START
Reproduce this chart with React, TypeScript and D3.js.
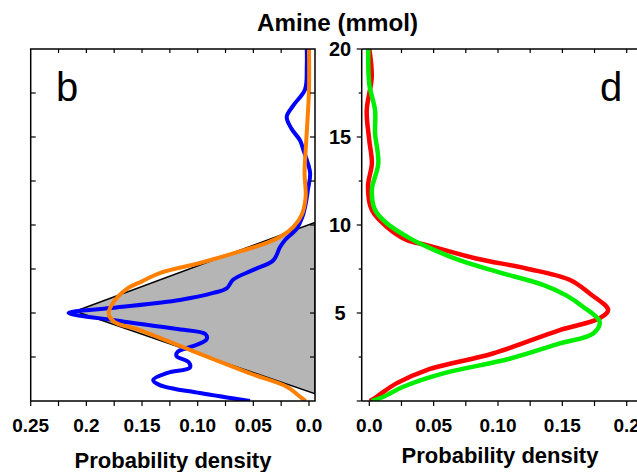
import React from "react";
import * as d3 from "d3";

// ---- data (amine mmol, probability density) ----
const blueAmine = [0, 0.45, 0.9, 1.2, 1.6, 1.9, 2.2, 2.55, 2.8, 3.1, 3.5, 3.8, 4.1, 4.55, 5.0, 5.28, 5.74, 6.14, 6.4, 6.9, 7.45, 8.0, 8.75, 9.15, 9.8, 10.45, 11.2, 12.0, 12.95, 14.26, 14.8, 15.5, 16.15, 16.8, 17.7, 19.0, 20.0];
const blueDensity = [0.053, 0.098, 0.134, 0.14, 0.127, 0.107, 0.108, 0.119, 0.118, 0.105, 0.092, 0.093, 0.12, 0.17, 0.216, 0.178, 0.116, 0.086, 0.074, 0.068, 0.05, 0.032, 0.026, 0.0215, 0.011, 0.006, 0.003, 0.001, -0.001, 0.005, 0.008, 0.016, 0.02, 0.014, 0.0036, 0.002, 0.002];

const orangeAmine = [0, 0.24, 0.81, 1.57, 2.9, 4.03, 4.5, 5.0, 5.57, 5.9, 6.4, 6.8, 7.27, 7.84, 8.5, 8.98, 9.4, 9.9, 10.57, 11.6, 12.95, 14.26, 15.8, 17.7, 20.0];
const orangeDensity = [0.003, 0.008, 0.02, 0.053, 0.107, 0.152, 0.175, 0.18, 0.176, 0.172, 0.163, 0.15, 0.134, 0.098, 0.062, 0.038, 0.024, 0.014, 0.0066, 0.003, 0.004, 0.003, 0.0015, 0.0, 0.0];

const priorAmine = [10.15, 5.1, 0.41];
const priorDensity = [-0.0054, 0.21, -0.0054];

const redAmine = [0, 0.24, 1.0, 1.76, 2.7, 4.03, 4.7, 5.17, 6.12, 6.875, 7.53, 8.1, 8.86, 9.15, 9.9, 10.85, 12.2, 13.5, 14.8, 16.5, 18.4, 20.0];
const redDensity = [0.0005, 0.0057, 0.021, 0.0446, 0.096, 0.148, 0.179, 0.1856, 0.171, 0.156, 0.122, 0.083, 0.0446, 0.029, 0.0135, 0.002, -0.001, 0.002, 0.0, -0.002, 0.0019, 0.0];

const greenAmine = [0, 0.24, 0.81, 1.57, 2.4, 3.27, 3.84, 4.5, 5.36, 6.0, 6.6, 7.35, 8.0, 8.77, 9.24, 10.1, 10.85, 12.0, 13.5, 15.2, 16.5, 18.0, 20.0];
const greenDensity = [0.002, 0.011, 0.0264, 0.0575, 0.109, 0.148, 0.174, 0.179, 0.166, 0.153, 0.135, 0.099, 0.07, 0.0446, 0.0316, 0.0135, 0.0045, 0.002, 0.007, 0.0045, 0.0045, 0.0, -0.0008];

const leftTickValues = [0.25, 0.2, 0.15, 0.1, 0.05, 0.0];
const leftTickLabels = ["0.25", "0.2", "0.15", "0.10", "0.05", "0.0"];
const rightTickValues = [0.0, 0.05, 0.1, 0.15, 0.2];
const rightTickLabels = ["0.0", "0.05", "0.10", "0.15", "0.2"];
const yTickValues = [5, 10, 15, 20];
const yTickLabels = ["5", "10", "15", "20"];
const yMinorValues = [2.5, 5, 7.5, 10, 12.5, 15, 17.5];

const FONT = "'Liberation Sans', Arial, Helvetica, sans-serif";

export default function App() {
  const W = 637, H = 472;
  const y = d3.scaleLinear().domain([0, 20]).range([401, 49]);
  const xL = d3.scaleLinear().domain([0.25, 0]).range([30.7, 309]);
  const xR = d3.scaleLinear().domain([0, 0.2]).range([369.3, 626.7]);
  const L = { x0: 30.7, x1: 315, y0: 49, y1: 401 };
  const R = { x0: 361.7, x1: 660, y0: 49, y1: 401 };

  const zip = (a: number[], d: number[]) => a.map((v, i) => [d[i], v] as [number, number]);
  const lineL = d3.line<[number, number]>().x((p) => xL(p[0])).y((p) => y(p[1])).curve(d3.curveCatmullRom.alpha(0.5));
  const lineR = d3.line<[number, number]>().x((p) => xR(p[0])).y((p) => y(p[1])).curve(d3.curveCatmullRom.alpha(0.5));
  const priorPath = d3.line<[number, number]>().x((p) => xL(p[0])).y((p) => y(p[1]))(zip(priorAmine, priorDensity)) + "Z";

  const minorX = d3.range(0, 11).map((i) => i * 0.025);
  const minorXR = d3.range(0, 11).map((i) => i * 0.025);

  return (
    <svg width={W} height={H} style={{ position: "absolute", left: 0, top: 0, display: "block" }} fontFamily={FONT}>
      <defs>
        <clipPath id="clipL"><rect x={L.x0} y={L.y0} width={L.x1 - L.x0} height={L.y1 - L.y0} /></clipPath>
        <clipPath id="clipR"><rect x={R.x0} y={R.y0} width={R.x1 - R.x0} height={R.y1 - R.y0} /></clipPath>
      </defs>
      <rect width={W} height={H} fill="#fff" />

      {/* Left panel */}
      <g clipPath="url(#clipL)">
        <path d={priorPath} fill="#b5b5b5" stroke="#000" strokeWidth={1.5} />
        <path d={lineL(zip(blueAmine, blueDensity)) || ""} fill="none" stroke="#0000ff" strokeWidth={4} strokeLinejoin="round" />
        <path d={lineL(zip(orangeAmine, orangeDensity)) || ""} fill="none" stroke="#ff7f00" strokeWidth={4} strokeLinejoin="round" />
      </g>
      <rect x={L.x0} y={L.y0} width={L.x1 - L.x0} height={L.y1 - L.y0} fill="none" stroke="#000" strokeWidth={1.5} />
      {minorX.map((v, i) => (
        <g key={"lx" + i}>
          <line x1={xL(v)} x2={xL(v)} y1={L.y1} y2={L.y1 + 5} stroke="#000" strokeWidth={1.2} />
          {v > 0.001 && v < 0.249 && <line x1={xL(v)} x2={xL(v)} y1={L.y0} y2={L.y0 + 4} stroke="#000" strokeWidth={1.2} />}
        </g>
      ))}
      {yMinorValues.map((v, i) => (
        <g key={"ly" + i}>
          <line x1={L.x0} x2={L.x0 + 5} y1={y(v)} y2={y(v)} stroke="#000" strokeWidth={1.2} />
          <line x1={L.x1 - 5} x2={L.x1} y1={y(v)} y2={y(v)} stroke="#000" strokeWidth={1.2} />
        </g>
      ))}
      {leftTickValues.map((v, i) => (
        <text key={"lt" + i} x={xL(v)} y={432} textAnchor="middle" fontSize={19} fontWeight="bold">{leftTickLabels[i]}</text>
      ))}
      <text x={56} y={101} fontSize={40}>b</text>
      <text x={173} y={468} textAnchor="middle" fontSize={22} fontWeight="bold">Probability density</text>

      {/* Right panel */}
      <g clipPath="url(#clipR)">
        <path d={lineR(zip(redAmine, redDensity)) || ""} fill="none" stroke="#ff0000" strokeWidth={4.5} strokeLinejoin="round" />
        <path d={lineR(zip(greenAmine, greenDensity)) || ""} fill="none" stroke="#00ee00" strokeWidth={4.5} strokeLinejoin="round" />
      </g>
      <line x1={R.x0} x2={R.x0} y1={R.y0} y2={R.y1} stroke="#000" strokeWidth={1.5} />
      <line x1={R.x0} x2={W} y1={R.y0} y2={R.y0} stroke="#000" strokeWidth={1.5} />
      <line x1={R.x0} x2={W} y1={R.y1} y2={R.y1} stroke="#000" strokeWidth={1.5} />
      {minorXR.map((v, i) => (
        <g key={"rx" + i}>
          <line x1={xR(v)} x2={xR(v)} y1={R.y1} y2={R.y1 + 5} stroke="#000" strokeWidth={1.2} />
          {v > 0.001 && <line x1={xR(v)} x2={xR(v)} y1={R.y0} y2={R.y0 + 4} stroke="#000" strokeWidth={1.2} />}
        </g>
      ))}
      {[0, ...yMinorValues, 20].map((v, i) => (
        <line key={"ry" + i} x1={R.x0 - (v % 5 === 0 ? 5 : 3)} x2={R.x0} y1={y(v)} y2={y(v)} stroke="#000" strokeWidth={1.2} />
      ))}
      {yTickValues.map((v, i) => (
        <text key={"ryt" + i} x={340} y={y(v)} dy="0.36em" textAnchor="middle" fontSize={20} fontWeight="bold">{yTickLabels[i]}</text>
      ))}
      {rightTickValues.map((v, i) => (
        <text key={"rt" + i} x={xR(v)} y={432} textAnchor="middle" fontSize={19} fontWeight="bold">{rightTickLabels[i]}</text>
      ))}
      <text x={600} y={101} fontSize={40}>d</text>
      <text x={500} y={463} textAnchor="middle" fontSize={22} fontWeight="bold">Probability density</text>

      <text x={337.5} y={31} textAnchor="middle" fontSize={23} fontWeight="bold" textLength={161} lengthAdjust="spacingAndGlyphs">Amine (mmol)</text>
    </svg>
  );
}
END
START
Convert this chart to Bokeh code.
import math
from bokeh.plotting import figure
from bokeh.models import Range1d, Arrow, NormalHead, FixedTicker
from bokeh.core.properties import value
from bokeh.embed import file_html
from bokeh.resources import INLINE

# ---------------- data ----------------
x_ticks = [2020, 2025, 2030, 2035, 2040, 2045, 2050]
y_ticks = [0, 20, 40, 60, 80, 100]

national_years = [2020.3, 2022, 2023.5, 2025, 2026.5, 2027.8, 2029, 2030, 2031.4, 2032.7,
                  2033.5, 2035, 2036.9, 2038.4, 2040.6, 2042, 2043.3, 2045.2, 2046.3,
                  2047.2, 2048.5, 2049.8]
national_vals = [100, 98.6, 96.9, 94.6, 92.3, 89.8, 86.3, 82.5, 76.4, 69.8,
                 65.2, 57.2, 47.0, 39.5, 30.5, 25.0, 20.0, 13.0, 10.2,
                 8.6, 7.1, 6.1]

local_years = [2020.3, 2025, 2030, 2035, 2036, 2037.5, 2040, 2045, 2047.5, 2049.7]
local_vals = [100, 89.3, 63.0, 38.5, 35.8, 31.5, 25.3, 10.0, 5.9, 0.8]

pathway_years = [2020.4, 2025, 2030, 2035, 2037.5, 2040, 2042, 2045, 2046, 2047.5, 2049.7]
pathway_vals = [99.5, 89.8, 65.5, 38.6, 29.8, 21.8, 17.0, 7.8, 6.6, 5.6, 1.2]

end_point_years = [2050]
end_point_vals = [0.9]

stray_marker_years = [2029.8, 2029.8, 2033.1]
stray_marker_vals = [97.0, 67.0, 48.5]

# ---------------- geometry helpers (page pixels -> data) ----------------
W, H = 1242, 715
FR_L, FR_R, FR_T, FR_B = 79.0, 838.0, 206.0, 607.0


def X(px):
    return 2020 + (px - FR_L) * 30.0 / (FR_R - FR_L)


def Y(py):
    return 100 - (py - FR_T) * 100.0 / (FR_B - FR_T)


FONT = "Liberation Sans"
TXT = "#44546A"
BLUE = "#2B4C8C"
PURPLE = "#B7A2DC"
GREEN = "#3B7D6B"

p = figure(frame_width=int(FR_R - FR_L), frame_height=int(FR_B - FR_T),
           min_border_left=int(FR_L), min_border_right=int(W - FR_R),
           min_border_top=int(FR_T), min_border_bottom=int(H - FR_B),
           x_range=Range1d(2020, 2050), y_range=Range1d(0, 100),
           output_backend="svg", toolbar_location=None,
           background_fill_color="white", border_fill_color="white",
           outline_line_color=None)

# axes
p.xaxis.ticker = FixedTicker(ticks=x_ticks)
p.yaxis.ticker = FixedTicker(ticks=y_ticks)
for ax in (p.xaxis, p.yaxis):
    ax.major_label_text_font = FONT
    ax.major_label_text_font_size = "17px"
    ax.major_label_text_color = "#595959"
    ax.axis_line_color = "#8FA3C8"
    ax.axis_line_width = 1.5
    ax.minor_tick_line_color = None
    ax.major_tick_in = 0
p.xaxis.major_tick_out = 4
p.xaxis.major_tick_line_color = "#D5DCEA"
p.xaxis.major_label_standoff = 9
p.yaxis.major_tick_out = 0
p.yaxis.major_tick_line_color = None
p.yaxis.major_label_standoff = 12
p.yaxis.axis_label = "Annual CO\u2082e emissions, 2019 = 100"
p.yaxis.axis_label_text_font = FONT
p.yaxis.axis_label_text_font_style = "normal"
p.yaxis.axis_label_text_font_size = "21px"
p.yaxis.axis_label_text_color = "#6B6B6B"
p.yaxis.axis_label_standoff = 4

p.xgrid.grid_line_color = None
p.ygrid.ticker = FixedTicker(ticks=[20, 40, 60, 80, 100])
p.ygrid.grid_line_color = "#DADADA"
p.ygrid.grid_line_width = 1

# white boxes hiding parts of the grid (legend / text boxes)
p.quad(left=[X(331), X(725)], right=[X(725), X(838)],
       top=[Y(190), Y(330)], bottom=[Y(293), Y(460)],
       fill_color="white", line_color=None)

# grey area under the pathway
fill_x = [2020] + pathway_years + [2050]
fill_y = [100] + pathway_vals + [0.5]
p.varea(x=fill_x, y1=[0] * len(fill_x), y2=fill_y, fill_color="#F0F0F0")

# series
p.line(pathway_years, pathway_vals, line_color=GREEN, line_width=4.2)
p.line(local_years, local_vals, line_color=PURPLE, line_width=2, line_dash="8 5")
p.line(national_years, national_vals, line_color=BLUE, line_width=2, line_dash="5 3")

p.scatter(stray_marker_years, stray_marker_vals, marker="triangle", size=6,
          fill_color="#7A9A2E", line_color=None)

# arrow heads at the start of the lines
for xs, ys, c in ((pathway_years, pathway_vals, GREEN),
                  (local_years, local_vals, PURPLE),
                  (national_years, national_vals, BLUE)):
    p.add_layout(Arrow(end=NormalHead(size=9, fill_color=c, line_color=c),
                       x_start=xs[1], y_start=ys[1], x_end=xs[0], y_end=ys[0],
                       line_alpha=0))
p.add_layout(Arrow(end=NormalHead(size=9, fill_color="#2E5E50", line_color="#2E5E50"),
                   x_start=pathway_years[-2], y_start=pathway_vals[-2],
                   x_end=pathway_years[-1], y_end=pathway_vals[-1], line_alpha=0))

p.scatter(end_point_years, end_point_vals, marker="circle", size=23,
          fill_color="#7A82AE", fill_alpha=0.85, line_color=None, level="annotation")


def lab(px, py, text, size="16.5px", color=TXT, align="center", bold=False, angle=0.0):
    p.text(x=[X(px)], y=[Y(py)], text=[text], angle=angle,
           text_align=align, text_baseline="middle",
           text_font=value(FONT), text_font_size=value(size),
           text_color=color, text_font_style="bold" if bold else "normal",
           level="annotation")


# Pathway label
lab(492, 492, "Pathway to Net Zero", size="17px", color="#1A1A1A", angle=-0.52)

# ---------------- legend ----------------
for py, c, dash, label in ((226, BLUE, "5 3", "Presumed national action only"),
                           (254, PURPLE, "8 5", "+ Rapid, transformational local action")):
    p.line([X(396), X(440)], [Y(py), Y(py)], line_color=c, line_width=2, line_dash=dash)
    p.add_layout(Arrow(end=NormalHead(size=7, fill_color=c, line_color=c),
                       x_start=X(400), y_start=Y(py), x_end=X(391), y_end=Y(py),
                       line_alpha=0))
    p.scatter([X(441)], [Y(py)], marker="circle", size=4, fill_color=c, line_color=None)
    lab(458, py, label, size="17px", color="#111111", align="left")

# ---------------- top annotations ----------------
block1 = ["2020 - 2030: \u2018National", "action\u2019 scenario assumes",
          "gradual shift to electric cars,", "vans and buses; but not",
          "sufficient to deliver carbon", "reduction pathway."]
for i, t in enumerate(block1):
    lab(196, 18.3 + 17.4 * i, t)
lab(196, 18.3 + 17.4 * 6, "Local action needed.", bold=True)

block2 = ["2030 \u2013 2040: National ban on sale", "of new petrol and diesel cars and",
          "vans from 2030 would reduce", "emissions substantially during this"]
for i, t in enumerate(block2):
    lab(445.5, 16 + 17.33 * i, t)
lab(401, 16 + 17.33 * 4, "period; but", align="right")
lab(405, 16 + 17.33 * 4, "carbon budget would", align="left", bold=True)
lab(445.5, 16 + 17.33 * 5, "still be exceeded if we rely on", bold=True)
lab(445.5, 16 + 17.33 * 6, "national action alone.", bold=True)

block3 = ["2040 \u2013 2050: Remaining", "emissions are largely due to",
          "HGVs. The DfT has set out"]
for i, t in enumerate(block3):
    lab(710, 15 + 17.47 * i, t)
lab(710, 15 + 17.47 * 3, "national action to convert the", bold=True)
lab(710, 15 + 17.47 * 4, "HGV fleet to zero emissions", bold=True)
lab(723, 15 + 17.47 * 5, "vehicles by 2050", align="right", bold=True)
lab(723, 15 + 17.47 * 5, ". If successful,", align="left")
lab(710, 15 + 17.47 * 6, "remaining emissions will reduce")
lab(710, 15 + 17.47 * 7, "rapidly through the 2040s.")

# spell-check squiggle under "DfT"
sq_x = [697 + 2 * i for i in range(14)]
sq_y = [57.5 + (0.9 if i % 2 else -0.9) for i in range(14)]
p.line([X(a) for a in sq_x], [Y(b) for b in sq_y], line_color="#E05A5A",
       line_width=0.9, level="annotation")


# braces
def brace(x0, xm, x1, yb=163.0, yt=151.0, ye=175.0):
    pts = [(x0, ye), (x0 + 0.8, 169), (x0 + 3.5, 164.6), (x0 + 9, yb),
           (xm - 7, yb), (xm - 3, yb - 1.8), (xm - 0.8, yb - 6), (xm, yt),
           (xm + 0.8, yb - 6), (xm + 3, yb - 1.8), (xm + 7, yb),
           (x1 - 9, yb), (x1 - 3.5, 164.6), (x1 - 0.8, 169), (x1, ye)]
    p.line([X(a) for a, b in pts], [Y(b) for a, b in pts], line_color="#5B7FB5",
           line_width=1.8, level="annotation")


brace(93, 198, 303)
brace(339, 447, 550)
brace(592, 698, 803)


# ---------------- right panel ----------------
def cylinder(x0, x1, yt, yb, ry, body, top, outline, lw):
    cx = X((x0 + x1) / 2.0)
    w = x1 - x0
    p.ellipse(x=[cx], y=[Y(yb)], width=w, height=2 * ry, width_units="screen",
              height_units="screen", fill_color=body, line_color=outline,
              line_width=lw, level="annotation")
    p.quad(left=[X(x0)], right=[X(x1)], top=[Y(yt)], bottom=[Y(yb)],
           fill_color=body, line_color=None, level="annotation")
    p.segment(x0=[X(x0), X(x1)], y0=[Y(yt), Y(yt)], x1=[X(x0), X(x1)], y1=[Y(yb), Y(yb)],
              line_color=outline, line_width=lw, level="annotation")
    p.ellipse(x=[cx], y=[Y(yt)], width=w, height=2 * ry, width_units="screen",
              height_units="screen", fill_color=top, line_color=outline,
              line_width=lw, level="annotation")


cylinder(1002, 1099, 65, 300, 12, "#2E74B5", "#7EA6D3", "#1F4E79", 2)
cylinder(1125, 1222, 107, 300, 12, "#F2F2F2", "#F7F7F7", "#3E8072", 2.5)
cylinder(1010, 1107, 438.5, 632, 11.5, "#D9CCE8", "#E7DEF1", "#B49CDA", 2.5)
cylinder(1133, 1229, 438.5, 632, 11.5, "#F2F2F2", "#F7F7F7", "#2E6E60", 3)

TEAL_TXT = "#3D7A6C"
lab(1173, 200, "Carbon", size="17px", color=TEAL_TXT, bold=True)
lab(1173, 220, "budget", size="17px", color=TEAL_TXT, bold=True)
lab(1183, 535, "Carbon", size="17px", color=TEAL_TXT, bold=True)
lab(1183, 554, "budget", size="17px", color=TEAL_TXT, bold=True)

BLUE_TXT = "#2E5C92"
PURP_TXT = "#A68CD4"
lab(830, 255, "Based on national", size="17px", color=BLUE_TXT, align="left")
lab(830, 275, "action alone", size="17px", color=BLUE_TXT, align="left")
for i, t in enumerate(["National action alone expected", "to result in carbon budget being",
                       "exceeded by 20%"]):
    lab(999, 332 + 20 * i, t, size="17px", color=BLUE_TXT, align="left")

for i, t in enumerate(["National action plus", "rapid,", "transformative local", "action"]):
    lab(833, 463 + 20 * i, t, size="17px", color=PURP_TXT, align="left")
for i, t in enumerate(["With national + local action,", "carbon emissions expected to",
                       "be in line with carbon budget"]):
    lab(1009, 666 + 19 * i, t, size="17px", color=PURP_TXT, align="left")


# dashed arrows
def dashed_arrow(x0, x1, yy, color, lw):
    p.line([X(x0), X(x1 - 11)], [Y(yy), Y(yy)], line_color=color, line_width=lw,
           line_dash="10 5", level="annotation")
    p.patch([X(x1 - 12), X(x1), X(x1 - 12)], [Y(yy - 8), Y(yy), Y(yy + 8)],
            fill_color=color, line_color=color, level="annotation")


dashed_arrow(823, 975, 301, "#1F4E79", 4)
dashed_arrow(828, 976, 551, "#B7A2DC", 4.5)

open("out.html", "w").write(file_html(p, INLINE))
END
START
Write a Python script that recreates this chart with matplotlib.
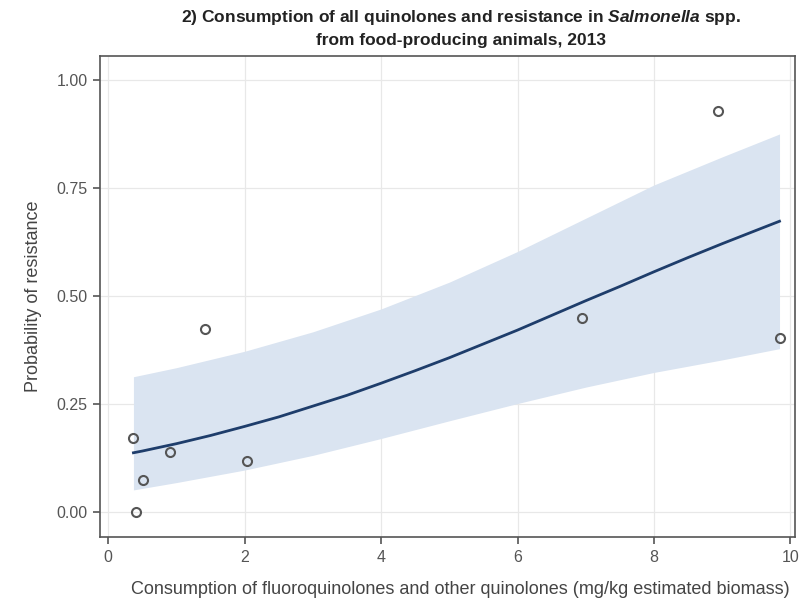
END
- [PROBLEM DESCRIPTION]
From the material above, reproduce only what runs from the line holding "Reproduce this chart" down to the line holding "import * as", both included, pictures excluded.

- [CORRECT RESULT]
Reproduce this chart with React, TypeScript and D3.js.
import React from "react";
import * as d3 from "d3";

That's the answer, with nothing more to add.